The year 2000 was the Year of the Dragon in the Chinese zodiac, and in Mie Prefecture, Japan, an amusement park decided to honor that symbolism in the most literal way possible: by building a steel beast that would devour world records. Steel Dragon 2000, opening on August 1, 2000, at Nagashima Spa Land, arrived as the tallest, fastest, and longest complete-circuit roller coaster on the planet. Only three months earlier, Cedar Point's Millennium Force in Ohio had claimed the title of the world's first giga coaster. Steel Dragon 2000 became the second, and in several measurements, it surpassed its American rival immediately.
Japan sits on the Pacific Ring of Fire, where earthquakes are not possibilities but certainties. The engineers at D. H. Morgan Manufacturing faced a challenge unique among roller coaster designers: the structure had to flex and endure seismic forces that would twist lesser frameworks into wreckage. The solution was steel -- far more of it than any comparable coaster required. The resulting framework is visibly heavier and denser than its international peers, a lattice of reinforced supports that gives Steel Dragon 2000 the appearance of an industrial bridge stretched across the Ise Bay coastline. That earthquake-resistant engineering came at a price: over 7 billion yen, making it one of the most expensive roller coasters ever constructed. The investment proved prescient. The coaster has weathered decades of seismic activity without structural compromise.
The ride begins with a right-hand turn onto a lift hill so long it requires two separate chain systems driven by independent motors to haul trains to the summit. From the crest, riders plunge down a 93-meter drop, the ground rushing upward as the train accelerates to 153 kilometers per hour. A series of airtime hills follows, each one momentarily lifting passengers from their seats before gravity reclaims them. The outbound run threads through a pair of helixes -- one clockwise, one counterclockwise -- that press riders sideways as the track corkscrews through the support structure of its own hills. Midcourse brakes mark the turnaround, and the return trip runs parallel to the outbound track, delivering a sequence of airtime hills before the final brake run deposits riders back at the base of the lift. The full circuit covers 2,479 meters of track, a distance that held the world record for longest roller coaster for twenty-five years.
Steel Dragon 2000 debuted holding three world records simultaneously: tallest, fastest, and longest complete-circuit coaster. The height and speed titles fell relatively quickly as the coaster wars of the early 2000s escalated -- Top Thrill Dragster, Fury 325, and Red Force each claimed pieces of the crown. But the length record proved stubborn. At 2,479 meters, no designer saw fit to build longer until 2025, when Falcons Flight in Saudi Arabia finally exceeded it.

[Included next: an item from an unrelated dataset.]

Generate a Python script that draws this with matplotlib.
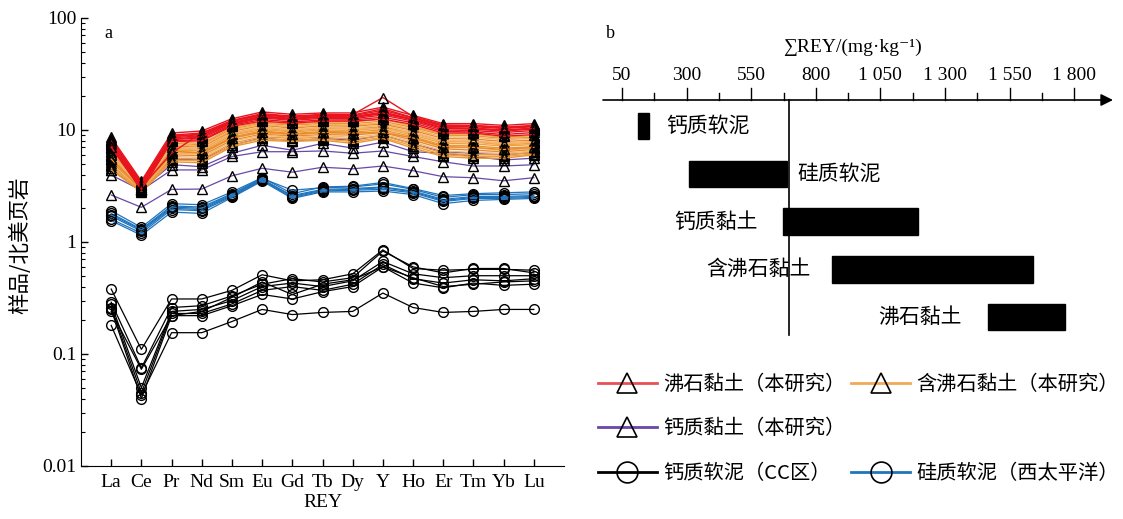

Today, Steel Dragon 2000 still ranks as the fourth tallest steel roller coaster in the world at 97 meters, and it ties with Fury 325 for the fastest coaster using a traditional lift hill. For a ride that opened at the turn of the millennium, that staying power in the record books is remarkable.
On August 23, 2003, a sheared axle caused one of Steel Dragon's trains to lose a wheel mid-ride. A passenger aboard the coaster suffered a serious back injury. Below, a 28-year-old man swimming in the adjacent water park pool was struck in the hip by the detached wheel. The incident shut Steel Dragon 2000 down for more than three years. When the coaster reopened on September 3, 2006, it carried enhanced safety protocols. In 2013, the original D. H. Morgan trains were replaced entirely with new rolling stock from Bolliger & Mabillard, the Swiss firm widely regarded as the gold standard of coaster manufacturing. The B&M trains brought a smoother, more refined ride experience to a layout that had always been ambitious in scale.
Nagashima Spa Land sits along the coast where the Kiso, Nagara, and Ibi rivers empty into Ise Bay, a flat expanse of reclaimed industrial land that gives Steel Dragon 2000's massive profile an unobstructed canvas. From a distance, the coaster's silhouette dominates the park's skyline, its lift hill rising like a steel cliff above the surrounding water slides, gardens, and hot spring baths that make up one of Japan's largest amusement complexes. The park draws visitors from Nagoya, just 30 minutes away, and from across the Kansai and Chubu regions. For many, the dragon is the reason they come -- a quarter-century-old monument to the moment Japan decided a roller coaster should be built not just for thrills, but to outlast the earth shaking beneath it.
Located at 35.03°N, 136.73°E on the Ise Bay coast in Mie Prefecture, Japan. The coaster's massive steel structure is visible from moderate altitude along the coastline. Nagashima Spa Land sits at the river delta where the Kiso, Nagara, and Ibi rivers meet Ise Bay. Nearest major airport is Chubu Centrair International Airport (RJGG), approximately 35 km to the southeast. Nagoya Airfield (RJNA) lies about 40 km to the north. Best viewed at 3,000-5,000 ft AGL on clear days when the lift hill profile stands out against the flat coastal terrain.